The deadline to adopt a budget is in late June, but the district has until March 15 to notify teachers and counselors who could potentially be laid off. Final layoff notices for teachers are due in May.

“The March 15 date is a preliminary notice,” Marshall said. “Final notices will also be impacted by retirements, leaves.”

Marshall said the layoff process is based on seniority. As such, a particular school could lose teachers but not teaching positions.

The district, which has a $100 million budget this year, is trying to address a projected $9 million shortfall next school year—2011-2012.

The board also voted for cuts that could result in the layoffs of as many as 15 classified employees, Marshall said. Several other classified employees face reduction of their working hours.

“Unfortunately we don’t have anywhere else to go,” board President Rick Winet said before Tuesday's vote. “We as trustees have to provide a solvent system.”

District employees have known for weeks that layoffs were coming.

More than 200 employees attended a Feb. 1 hearing where the budget-cutting proposal was presented.

They included  teachers who spoke out against further salary reduction after two consecutive years of pay cuts.

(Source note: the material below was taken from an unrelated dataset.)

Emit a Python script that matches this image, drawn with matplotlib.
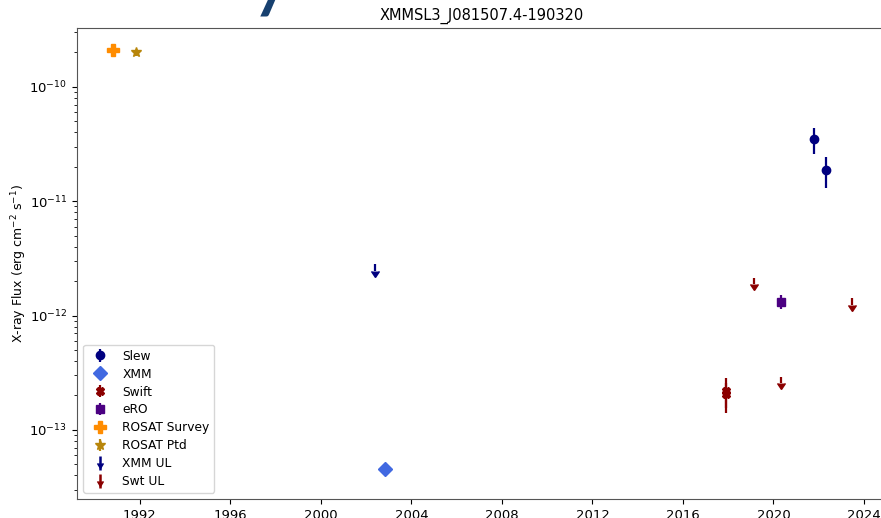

On Tuesday, more than 100 attended the meeting at district headquarters on Date Avenue where the board approved cuts. Many were classified employees whose jobs were targeted.

The board revised the list of reduction that its budget committee had recommended and spared some jobs, mainly that of health and library media technicians. (See attached list of cuts made or not made.)

“We saved our jobs,” said a relieved Lynn Nunez.  “They were thinking of closing libraries or drastically closing libraries. She said she staffs her school’s library and also works with students in classrooms.

Laying off teachers meanwhile is a complicated process. La Mesa-Spring Valley plans to do it by boosting class sizes for kindergarten through third grade and by keeping sixth-graders at their elementary school instead of moving them to middle schools.

Larger classes mean fewer teachers are needed. The sixth-grade move will save the district money because it won’t have to pay for separate physical education and elective courses.

The district also will explore converting La Presa Elementary and Kempton Middle schools into K-8 campuses—but not for next school year.